O presidente do Supremo defendeu ser nos espaços físicos dos tribunais que se faz realmente justiça, por muito que alguns deles tenham deixado de oferecer “as mínimas condições de dignidade e conforto”, por se encontrarem degradados ou instalados em estruturas há muito provisórias.

“É nos tribunais que se manifesta um dos poderes soberanos do Estado. A presença do juiz no tribunal transmite confiança e segurança aos cidadãos através da percepção da autoridade que dele emana”, declarou.

Porém, existem magistrados que insistem em continuar a trabalhar em casa e continuar até a fazer até julgamentos à distância. No Supremo, Henrique Araújo viu-se na contingência de ter de determinar a obrigatoriedade dos julgamentos presenciais, à excepção dos casos devidamente justificados, como os juízes imunodeprimidos, por exemplo.

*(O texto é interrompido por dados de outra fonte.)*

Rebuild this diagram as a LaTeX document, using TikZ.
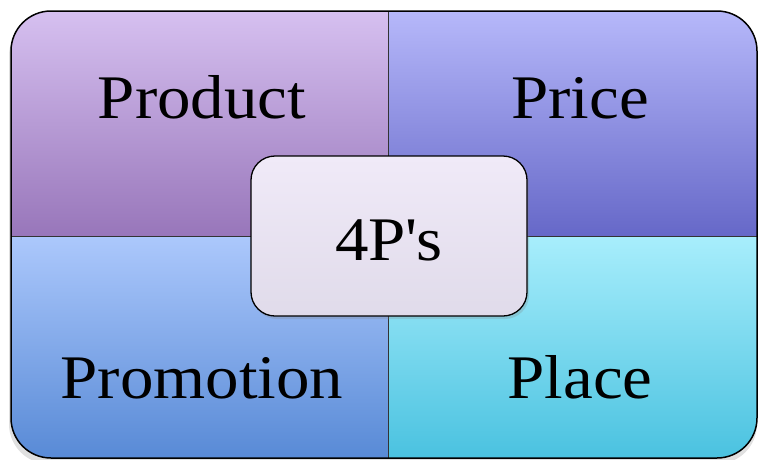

“No que diz respeito, em particular, às audiências de julgamento, não se descortina como é que a sua realização à distância pode dar cumprimento aos princípios da publicidade, da oralidade e da imediação. Sem a interacção pessoal dos vários intervenientes, própria da dinâmica do julgamento, é difícil atingir uma decisão justa e equitativa”, recordou. E apontou os riscos da generalização dos julgamentos à distância: o perigo de funcionalização da magistratura judicial. “A generalização da via virtual na actividade judiciária acabaria por dar força àqueles – felizmente poucos – que não desistem de ver definitivamente abolida a independência do poder judicial e dos tribunais”, concluiu.

Porém, nem todos pensam assim. Uma investigadora do Centro de Estudos Sociais da Universidade de Coimbra, Vírgínia Ferreira, mostrou-se certa de que o teletrabalho não vai desaparecer: “Veio para ficar. E vai aprofundar-se”, declarou, no mesmo encontro do Conselho Superior da Magistratura, este ano dedicado ao tema “A (Des)humanização da justiça - tecnologia como meio e não como fim”.